> **DESCRIPTION OF THE TASK**:
Omit any picture, and return the remaining data exactly as written.

> **SUPPLIED DATA**:

----------------------------------------

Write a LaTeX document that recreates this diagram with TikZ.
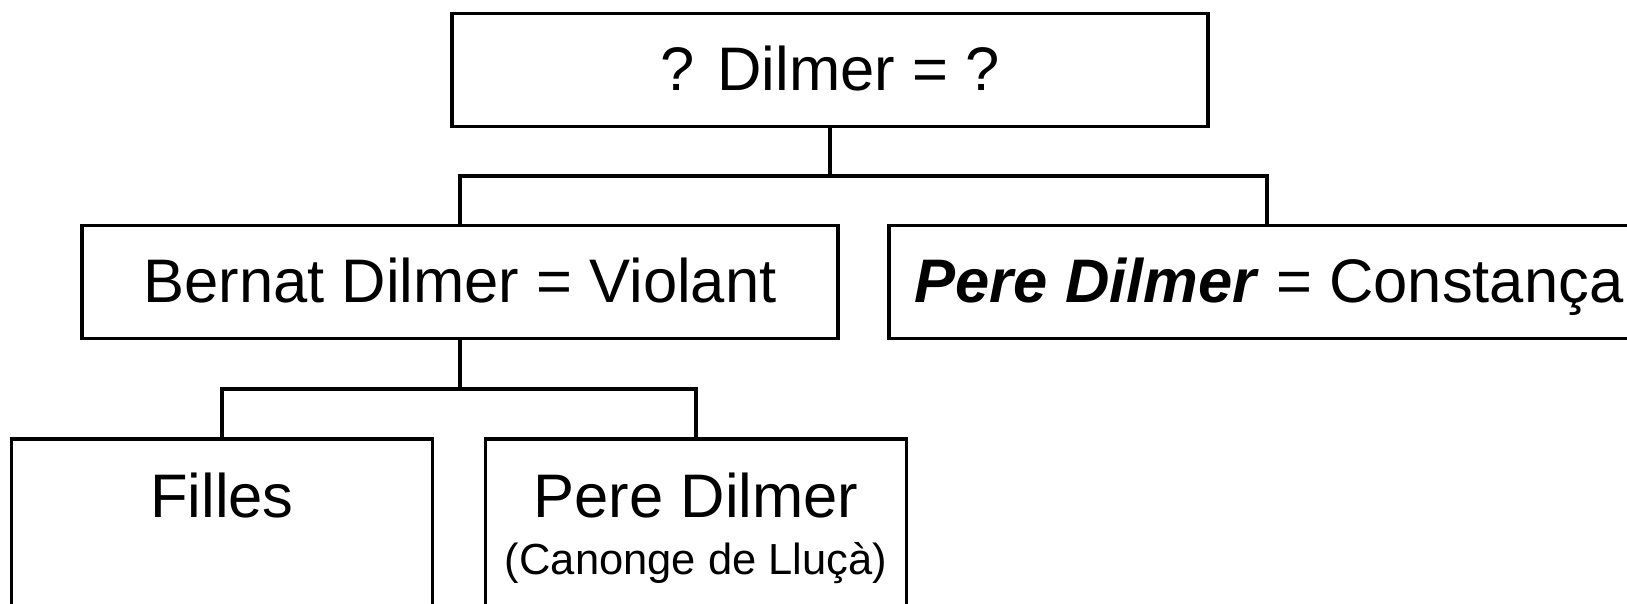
\documentclass[tikz,border=0pt]{standalone}
\usepackage{fontspec}
\setmainfont{Liberation Sans}
\begin{document}
\begin{tikzpicture}[x=1pt,y=-1pt,
  box/.style={draw, line width=3.6pt, rectangle, inner sep=0pt, minimum height=113pt},
  wide/.style={minimum width=756pt},
  narrow/.style={minimum width=421pt, minimum height=261pt},
  conn/.style={line width=3.6pt},
  txt/.style={anchor=base, inner sep=0pt, font=\fontsize{61.5}{70}\selectfont},
  small/.style={anchor=base, inner sep=0pt, font=\fontsize{43.5}{50}\selectfont}]
\useasboundingbox (0,0) rectangle (1627,604);
\clip (0,0) rectangle (1627,604);
\fill[white] (0,0) rectangle (1627,604);
% boxes
\node[box, wide] (top) at (830,70) {};
\node[box, wide] (bernat) at (460,282) {};
\node[box, wide] (pere) at (1267,282) {};
\node[box, narrow] (filles) at (222,569.5) {};
\node[box, narrow] (canonge) at (696,569.5) {};
% texts
\node[txt] (ttop) at (830,91) {? Dilmer = ?};
\node[txt] (tbernat) at (460,302) {Bernat Dilmer = Violant};
\node[txt] (tpere) at (1269,302) {\textbf{\textit{Pere Dilmer}} = Constança};
\node[txt] (tfilles) at (222,517) {Filles};
\node[txt] (tcan) at (696,517) {Pere Dilmer};
\node[small] (tcan2) at (696,574) {(Canonge de Lluçà)};
% connectors
\coordinate (bar1) at (830,176);
\coordinate (bar2) at (460,389);
\draw[conn] (top.south) -- (bar1);
\draw[conn] (bernat.north) |- (bar1) -| (pere.north);
\draw[conn] (bernat.south) -- (bar2);
\draw[conn] (filles.north) |- (bar2) -| (canonge.north);
\end{tikzpicture}
\end{document}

----------------------------------------

> **COMPLETE RESPONSE**:
Write a LaTeX document that recreates this diagram with TikZ.
\documentclass[tikz,border=0pt]{standalone}
\usepackage{fontspec}
\setmainfont{Liberation Sans}
\begin{document}
\begin{tikzpicture}[x=1pt,y=-1pt,
  box/.style={draw, line width=3.6pt, rectangle, inner sep=0pt, minimum height=113pt},
  wide/.style={minimum width=756pt},
  narrow/.style={minimum width=421pt, minimum height=261pt},
  conn/.style={line width=3.6pt},
  txt/.style={anchor=base, inner sep=0pt, font=\fontsize{61.5}{70}\selectfont},
  small/.style={anchor=base, inner sep=0pt, font=\fontsize{43.5}{50}\selectfont}]
\useasboundingbox (0,0) rectangle (1627,604);
\clip (0,0) rectangle (1627,604);
\fill[white] (0,0) rectangle (1627,604);
% boxes
\node[box, wide] (top) at (830,70) {};
\node[box, wide] (bernat) at (460,282) {};
\node[box, wide] (pere) at (1267,282) {};
\node[box, narrow] (filles) at (222,569.5) {};
\node[box, narrow] (canonge) at (696,569.5) {};
% texts
\node[txt] (ttop) at (830,91) {? Dilmer = ?};
\node[txt] (tbernat) at (460,302) {Bernat Dilmer = Violant};
\node[txt] (tpere) at (1269,302) {\textbf{\textit{Pere Dilmer}} = Constança};
\node[txt] (tfilles) at (222,517) {Filles};
\node[txt] (tcan) at (696,517) {Pere Dilmer};
\node[small] (tcan2) at (696,574) {(Canonge de Lluçà)};
% connectors
\coordinate (bar1) at (830,176);
\coordinate (bar2) at (460,389);
\draw[conn] (top.south) -- (bar1);
\draw[conn] (bernat.north) |- (bar1) -| (pere.north);
\draw[conn] (bernat.south) -- (bar2);
\draw[conn] (filles.north) |- (bar2) -| (canonge.north);
\end{tikzpicture}
\end{document}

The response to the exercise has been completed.